Andrew agrees reluctantly, but only if he is allowed to go on a vacation he’s been planning for years. Not to lose her best employee and only chance of keeping her job, Margaret flies with Andrew to rural Alaska to meet his eccentric family and what follows is a nightmare…. And a romance you totally didn’t see coming from the beginning 😉 Gotta have that rom-com predictability.
Bullock and Reynolds have a solid amount of chemistry onscreen, and Bullock does a wonderful job of playing the stereotypical “just pretending to be a bitch” character while Reynolds is… Well, Ryan Reynolds.
Interspersed throughout the predictable plot there are a lot of witty dialogues and one-liners from nearly the entire cast.
There is a scene in which Margaret stumbles onto Grandma (Betty White) dancing and chanting in the woods dressed in (presumably) Native Alaskan clothing & a headdress, so I’m knocking a point off my rating for that. Even if were written into the script that Grandma is part Native (doubtful) and even if the clothing looked more… Legitimate? I would still find the scene to be appropriative and in very poor taste.

Thinking further on this, I don’t remember any Native characters at all. I do remember one token non-white character: Ramone, an exotic dancer/jack of all trades played by Oscar Nuñez.

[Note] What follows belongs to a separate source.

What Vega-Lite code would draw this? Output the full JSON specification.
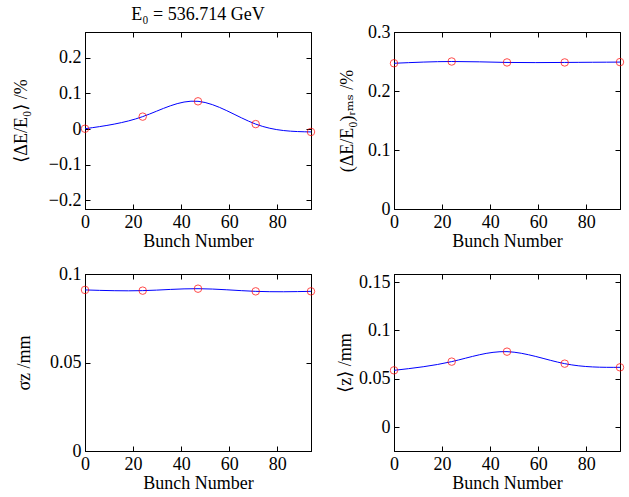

Native voices, I’ll defer to you on that one if you feel differently.
I won’t spoil the twist… If you watch/ed this, let me know if you predicted the twist in my comments.
Ultimately, The Proposal was a cute, pretty predictable movie with some genuinely hilarious moments. Headdress scene aside, I would rate this movie a 6/10 for predictability and absurdly over the top humor. Taking into account the appropriation, I’ll bring it down to a 4 or 5.
Have you watched The Proposal? What were your thoughts?